On dira justement que Trump et sa cohorte de sortilèges-sacrilèges est à la croisée d’une contradiction : lui-même brigue la présidence d’un puissance qui est une fédération bureaucratique en s’appuyant sur l’exemple d’une sécession d’une autre puissance (disons puissance-bouffe, cela définit mieux l’UE) qui prétendrait devenir une fédération bureaucratique, et il se trouverait alors lui-même confronté à un état d’esprit qui en viendrait bien à revendiquer la même logique de sécession (Texit pour Brexit). Son pari serait-il de transformer le gouvernement de cette puissance-fédération bureaucratique à l’avantage de ses composants pour faire passer ce goût naissant de la sécession ? Ou bien échouerait-il et rendrait-il son tablier en disant triomphalement : “Eh bien, puisqu’il en est ainsi, que chacun (Texas en premier) reprenne ses billes et suive sa propre voie, et c’est ainsi que “America is great again” ?

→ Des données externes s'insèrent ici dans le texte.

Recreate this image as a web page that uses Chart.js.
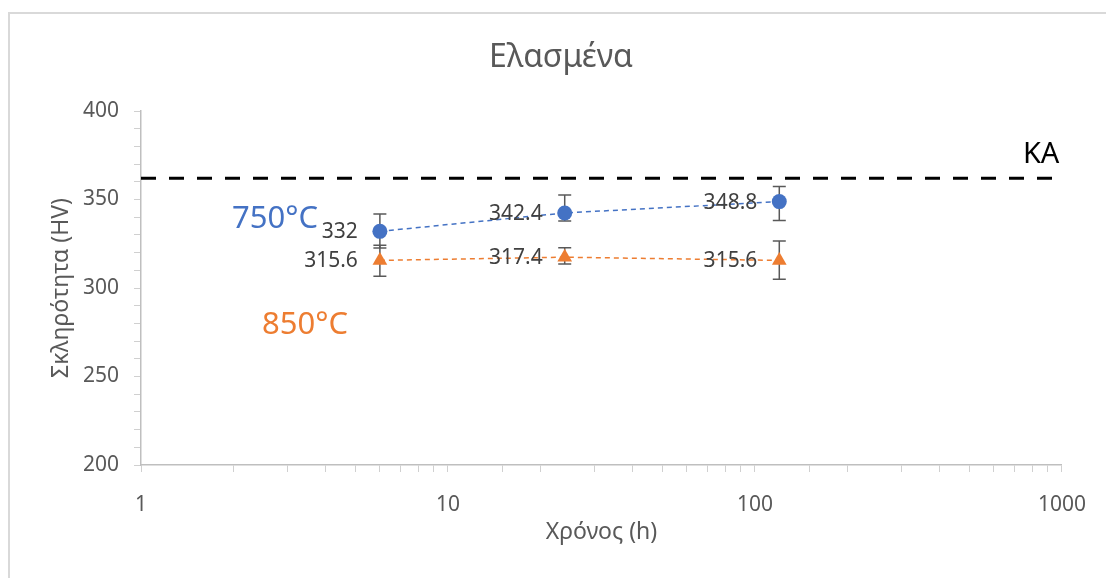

Je ne pense pas que cette sorte de contradiction gêne en quoi que ce soit The Donald. C’est un monstre, une sorte d’extra-terrestre, sans le moindre intérêt pour la cohésion de la pensée et la rectitude de la logique. Il n’est même pas démagogique, il est tout instinct et dynamique d’adaptation, braillard, absolument plein d’une énorme conviction qui est celle de n’en avoir aucune. Absolument né du Système, aussi vulgaire que lui, sans aucun apprêt, sans le moindre fard malgré la permanence de son bronzage, il le déteste (le Système) comme le fils prodigue pourrait détester le Père s’il s’apercevait, par pure inversion, qu’il est revenu vers lui pour découvrir la vérité de sa tromperie et de sa dissimulation. S’il le faut et si la chose est bonne pour ses investissements mis dans une “Trump Independence Tower” qui serait la plus haute de toutes, Trump-devenu-Donald-The-Ist pourrait tout aussi bien être le détonateur qui embrase l’explosion finale de ce patchwork de principes bafoués que sont les USA.
Par ailleurs, je suis persuadé plus que jamais que c’est bien là, dans la désunion des USA, que réside le paroxysme final de la crise du Système. L'industrieux et habile investisseur qu'est The Donald revendiquerait bien cet honneur d’avoir allumé la mèche après l’avoir vendu à un bon prix.